I identify as someone who is biracial. My father is Mexican American and my mother is White. I became aware of my biracial identity from a relatively young age. The awareness was mixed with both positive and challenging experiences. I remember visiting my paternal grandmother while I helped her make homemade tortillas and she helped me learn Spanish. I remember spending time with my maternal grandmother and noticing stark cultural differences. At school, I remember the kids asking, "What are you?" and, "Why is your last name Lopez but you look White?" In my freshman year of high school, I remember taking a Spanish class for the first time when my teacher, without even knowing me, tried to put me in the advanced class due to my last name alone.

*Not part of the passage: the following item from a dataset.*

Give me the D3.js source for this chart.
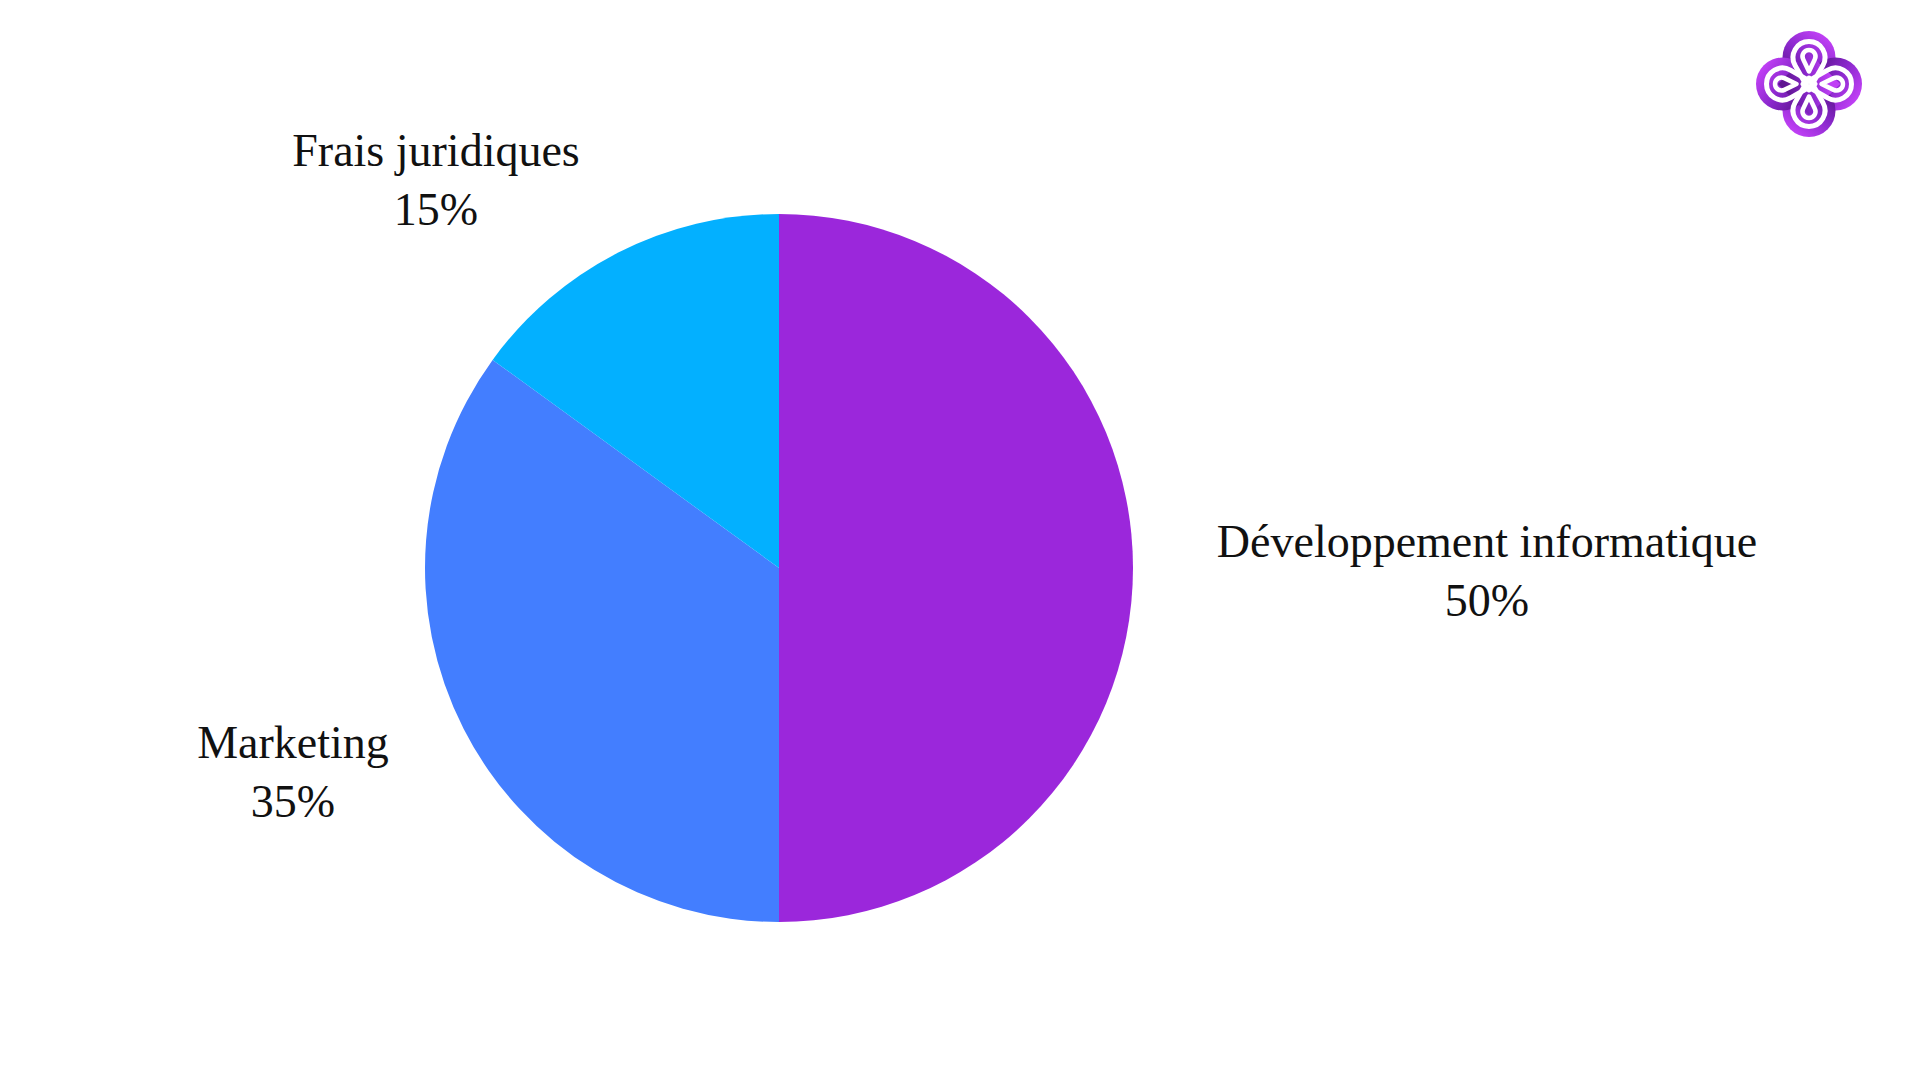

Although my biracial identity development began early, it is still not finished. It has been an ongoing process that has at times been filled with uncertainty. In a way, I feel like I am still figuring out who I am.

But before I delve into more of my own experience I want to give a quick summary of what exactly racial identity development entails. There are three primary models that have been proposed to describe racial identity development: The Contact, Marginalization, and Assimilation model. In the Contact model, individuals develop a positive biracial identity by interacting with both of their racial groups. In the Marginalization model, individuals experience racism and discrimination from both of their groups which leads to feelings of devaluation and separation. And in the Assimilation model, individuals adopt the values of the majority group while rejecting their own racial identity.

These models are not mutually exclusive and many individuals experience aspects of all three throughout their development. In my own experience, I would say that I have felt elements of all three at different points in my life

The truth is I have never felt that I have fit in with either culture or race entirely. I have always felt that I was neither Mexican enough or White enough, whatever that means. I know this feeling of being on the outs, is common amongst biracial individuals. It's a feeling of not belonging to any one group. It can be isolating at times. And it is a feeling that I still feel today, despite all the years of self-reflection. This makes me feel sad at times, because I feel at the age of 26 I should have this figured out. But I am hopeful, that as I continue to grow and learn more about myself, I will solidify my sense of identity. After all, isn't that what life is all about? Finding ourselves and our place in this world.

I think a part of my struggle with my identity development has been feeling like an imposter if I engaged more with my Mexican American identity. It is somewhat difficult to explain, but maybe I am not alone in this feeling. My father assimilated almost entirely into White culture, out of survival and increased ease of navigating through White dominated society. I do not blame him for this. But I feel like because of his detachment from his culture I too fell into a similar pattern of assimilation into the dominant culture. It is only now as an adult, that I am exploring and trying to reconnect with my Mexican American roots.

And so, my journey of biracial identity development continues. It has been a winding road with many ups and downs but I am grateful for the lessons I have learned along the way. And even though I still have much to learn, I am hopeful that sharing my story will help others who are struggling with their own identity development.